MODERN PERIODIC TABLE

Short History

  •       In 1863, a 44 year old French geologist, A. E. Béguyer de Chancourtois created a list of the elements arranged by increasing atomic weight. The list was wrapped around a cylinder so that several sets of similar elements lined up, creating the first geometric representation of the periodic law.
  •       In England, 32 year old analytical chemist John A. R. Newlands was also wrapping the elements, noting that chemical groups repeated every eight elements. He named this the octave rule, and compared it to a musical scale. Some less observant members of the English Chemical Society considered this absurd, so his work was ignored for years.
  •        Chemists Dmitrii I. Mendeleev, a Russian, and German Lothar Meyer were working independently in 1868 and 1869 on the arrangement of elements into seven columns, corresponding to various chemical and physical properties. Their tables were similar - they acknowledged each other's work - the differences are subtle but important: Meyer's table was an accurate (for the time) accounting of the known facts about each element, such as melting point and atomic volume. The table clearly showed the existence of periodic chemical families. In 1870 Meyer's table and description of the periodic law was published in Liebig's Annalen.
  •       A year earlier however, Mendeleev presented a much bolder and scientifically useful table.

Mendeleev's Statement of the Law of Periodicity

"The properties of the elements, as well as the forms and properties of their compounds, are in periodic dependence on, or (expressing ourselves algebraically) form a periodic function of, the atomic weights of the elements."

Modern Statement of the Law of Periodicity (Moseley)

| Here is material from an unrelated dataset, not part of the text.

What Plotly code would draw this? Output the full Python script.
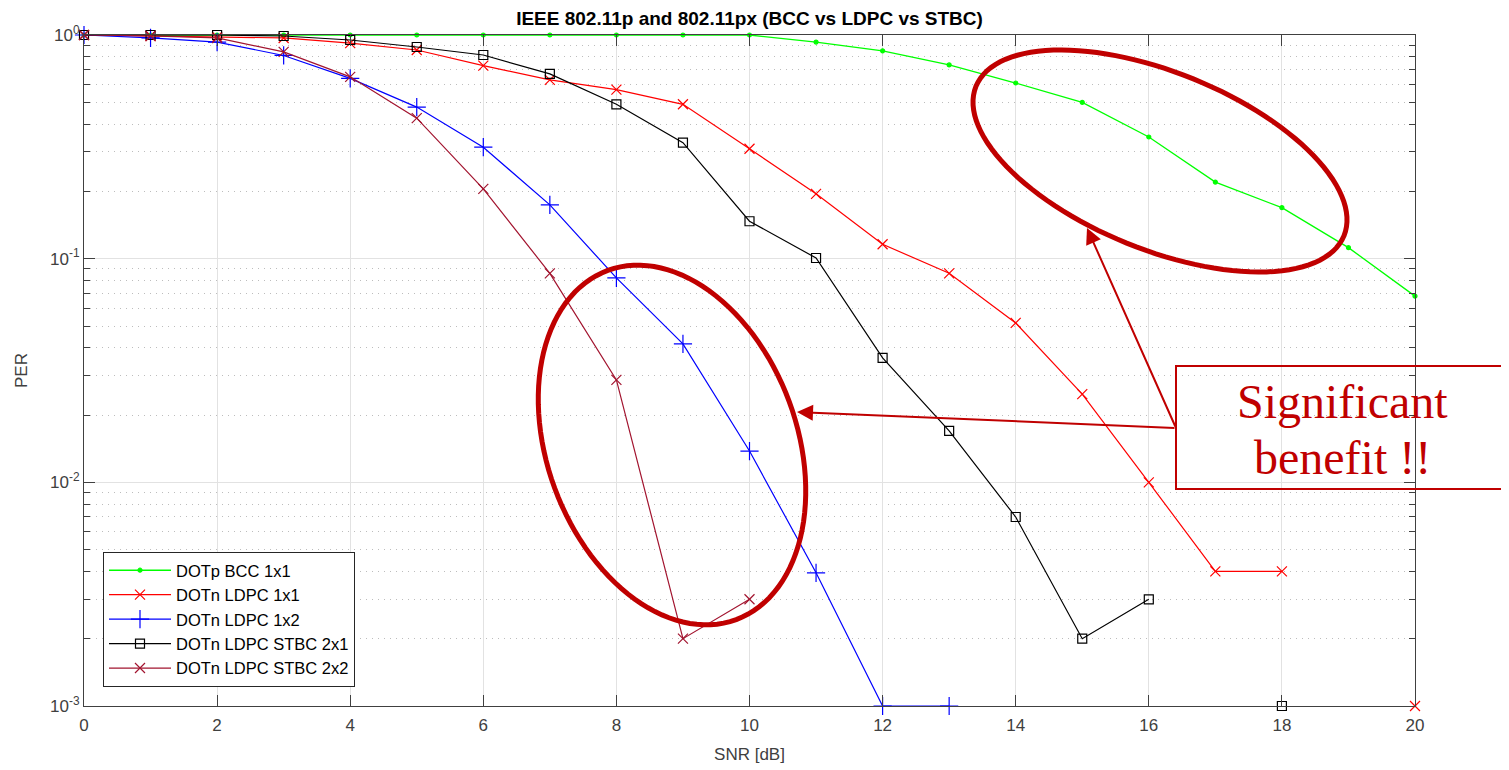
import math
import plotly.graph_objects as go

# ---------------- data ----------------
snr = list(range(21))
per_bcc_1x1 = [1, 1, 1, 1, 1, 1, 1, 1, 1, 1, 1, 0.93, 0.85, 0.735, 0.61, 0.50, 0.35, 0.22, 0.169, 0.112, 0.068]
per_ldpc_1x1 = [1, 0.99, 0.98, 0.97, 0.92, 0.857, 0.73, 0.63, 0.57, 0.49, 0.31, 0.195, 0.116, 0.086, 0.0516,
                0.0248, 0.01, 0.004, 0.004, None, 0.001]
per_ldpc_1x2 = [1, 0.97, 0.93, 0.81, 0.64, 0.476, 0.315, 0.174, 0.082, 0.0416, 0.0138, 0.00394, 0.001, 0.001,
                None, None, None, None, None, None, None]
per_stbc_2x1 = [1, 1, 1, 0.99, 0.95, 0.884, 0.814, 0.67, 0.49, 0.33, 0.147, 0.1007, 0.036, 0.017, 0.007,
                0.002, 0.003, None, 0.001, None, None]
per_stbc_2x2 = [1, 0.99, 0.97, 0.84, 0.65, 0.425, 0.205, 0.086, 0.0287, 0.002, 0.003,
                None, None, None, None, None, None, None, None, None, None]

series_names = ["DOTp BCC 1x1", "DOTn LDPC 1x1", "DOTn LDPC 1x2", "DOTn LDPC STBC 2x1", "DOTn LDPC STBC 2x2"]
x_tick_vals = list(range(0, 21, 2))
y_tick_vals = [0.001, 0.01, 0.1, 1]
y_tick_text = ["10<sup>-3</sup>", "10<sup>-2</sup>", "10<sup>-1</sup>", "10<sup>0</sup>"]
y_minor_vals = [m * d for d in (0.001, 0.01, 0.1) for m in range(2, 10)]

title_text = "IEEE 802.11p and 802.11px (BCC vs LDPC vs STBC)"
callout_lines = ["Significant", "benefit !!"]

# ---------------- styles ----------------
FONT = "Liberation Sans, Arial, sans-serif"
AX = "#404040"
ANN = "#C00000"
OFF = 8                        # page body margin of the html page
W, H = 1509 - OFF, 770 - OFF
L, R, T, B = 84, 1415, 35, 706  # plot area in page pixels


def px(x):
    return (x - L) / (R - L)


def py(y):
    return (B - y) / (B - T)


styles = [
    dict(color="#00FF00", symbol="circle", size=4, lw=1.3),
    dict(color="#FF0000", symbol="x-thin-open", size=10, lw=1.2),
    dict(color="#0000FF", symbol="cross-thin-open", size=13, lw=1.2),
    dict(color="#000000", symbol="square-open", size=9, lw=1.2),
    dict(color="#A2142F", symbol="x-thin-open", size=10, lw=1.2),
]
all_series = [per_bcc_1x1, per_ldpc_1x1, per_ldpc_1x2, per_stbc_2x1, per_stbc_2x2]

fig = go.Figure()
for i, (name, vals, st) in enumerate(zip(series_names, all_series, styles)):
    fig.add_trace(go.Scatter(
        x=snr, y=vals, name=name, mode="lines+markers",
        line=dict(color=st["color"], width=st["lw"]),
        marker=dict(symbol=st["symbol"], size=st["size"], color=st["color"],
                    line=dict(color=st["color"], width=1.2)),
        cliponaxis=False, connectgaps=False, legendgroup=f"g{i}",
    ))

fig.update_layout(
    width=W, height=H,
    margin=dict(l=L - OFF, r=W - (R - OFF), t=T - OFF, b=H - (B - OFF), autoexpand=False),
    paper_bgcolor="white", plot_bgcolor="white",
    font=dict(family=FONT, color="#262626", size=16),
    title=dict(text=title_text, x=0.5, xref="paper", xanchor="center",
               y=1 - (18 - OFF) / H, yref="container", yanchor="middle",
               font=dict(family=FONT, size=19, color="#000000", weight="bold")),
    showlegend=True,
    legend=dict(x=px(103), y=py(687), xanchor="left", yanchor="bottom",
                bgcolor="white", bordercolor="#262626", borderwidth=1,
                font=dict(family=FONT, size=16.5, color="#000000"),
                tracegroupgap=0, itemwidth=62),
)

fig.update_xaxes(
    range=[0, 20], tickvals=x_tick_vals, ticktext=[str(v) for v in x_tick_vals],
    showline=True, linecolor=AX, linewidth=1, mirror="ticks",
    ticks="inside", ticklen=11, tickcolor=AX, tickwidth=1,
    showgrid=True, gridcolor="#e2e2e2", gridwidth=1, zeroline=False,
    tickfont=dict(family=FONT, size=17, color="#404040"), ticklabelstandoff=4,
    title=dict(text="SNR [dB]", font=dict(family=FONT, size=17, color="#404040"), standoff=13),
)
fig.update_yaxes(
    type="log", range=[-3, 0], tickvals=y_tick_vals, ticktext=y_tick_text,
    showline=True, linecolor=AX, linewidth=1, mirror="ticks",
    ticks="inside", ticklen=11, tickcolor=AX, tickwidth=1,
    showgrid=True, gridcolor="#e2e2e2", gridwidth=1, zeroline=False,
    tickfont=dict(family=FONT, size=17, color="#404040"),
    minor=dict(tickmode="array", tickvals=y_minor_vals,
               ticks="inside", ticklen=6, tickcolor=AX, tickwidth=1,
               showgrid=True, gridcolor="#bdbdbd", griddash="1px,5px", gridwidth=1),
    title=dict(text="PER", font=dict(family=FONT, size=17, color="#404040"), standoff=18),
)


# ---------------- decorations: ellipses, box, arrows ----------------
def ellipse_path(cx, cy, a, b, theta_deg, n=120):
    th = math.radians(theta_deg)
    pts = []
    for k in range(n + 1):
        t = 2 * math.pi * k / n
        X = cx + a * math.cos(th) * math.cos(t) - b * math.sin(th) * math.sin(t)
        Y = cy + a * math.sin(th) * math.cos(t) + b * math.cos(th) * math.sin(t)
        pts.append(f"{px(X):.5f},{py(Y):.5f}")
    return "M" + " L".join(pts) + " Z"


fig.add_shape(type="path", xref="paper", yref="paper",
              path=ellipse_path(1160, 161, 198.6, 88.6, 22.1),
              line=dict(color=ANN, width=5), layer="above")
fig.add_shape(type="path", xref="paper", yref="paper",
              path=ellipse_path(672, 445, 186, 125, 69.8),
              line=dict(color=ANN, width=5), layer="above")

fig.add_shape(type="rect", xref="paper", yref="paper",
              x0=px(1176), x1=px(1507), y0=py(489), y1=py(366),
              line=dict(color=ANN, width=2), fillcolor="rgba(0,0,0,0)", layer="above")

SERIF = "Liberation Serif, Times New Roman, serif"
fig.add_annotation(xref="paper", yref="paper", x=px(1342), y=py(401), text=callout_lines[0],
                   showarrow=False, xanchor="center", yanchor="middle",
                   font=dict(family=SERIF, size=48, color=ANN))
fig.add_annotation(xref="paper", yref="paper", x=px(1342), y=py(457), text=callout_lines[1],
                   showarrow=False, xanchor="center", yanchor="middle",
                   font=dict(family=SERIF, size=48, color=ANN))

# arrows (tip at x,y; tail offset in pixels)
fig.add_annotation(xref="paper", yref="paper", x=px(797), y=py(412), text="",
                   showarrow=True, ax=1176 - 797, ay=428 - 412,
                   arrowhead=2, arrowsize=1.6, arrowwidth=2, arrowcolor=ANN, standoff=0, startstandoff=0)
fig.add_annotation(xref="paper", yref="paper", x=px(1087), y=py(228), text="",
                   showarrow=True, ax=1176 - 1087, ay=428 - 228,
                   arrowhead=2, arrowsize=1.6, arrowwidth=2, arrowcolor=ANN, standoff=0, startstandoff=0)

fig.write_html("out.html")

"The properties of the elements, as well as the forms and properties of their compounds, are in periodic dependence on, or (expressing ourselves algebraically) form a periodic function of, the atomic number of the elements."


 Patterns in the Periodic Table: Main Features

  •        There are 8 groups and 7 periods.
  •        The columns are called groups.
  •        The rows are called periods (hence periodic table).
  •        Group 1 is called The Alkali Metals.
  •       Group 2 is called The Alkaline Earth Metals.
  •        The transition metals are in the middle. They have no group number.
  •        The inner transition metals are at the bottom- lanthanides and actinides.
  •        Group 7 is called The Halogens.
  •        Group 8 is called The Noble Gases/ Inert Gases.
Hydrogen occupies a unique position at the top of the periodic table. It does not fit naturally into any Group.
All the members of a Group have the same valence configuration but different principal quantum numbers.
The number of valence electrons equals the Group number.
The period number equals the principal quantum number of the valence shell.

The periodic table is divided into BLOCKS.
1.      The s-block elements have valence configuration s1 or s2.
2.      The p-block elements have valence configuration s2p1 to s2p6.
3.      The d-block elements have valence configurations in which d-subshells are being filled.
4.      The f-block elements have valence configurations in which f-subshells are being filled.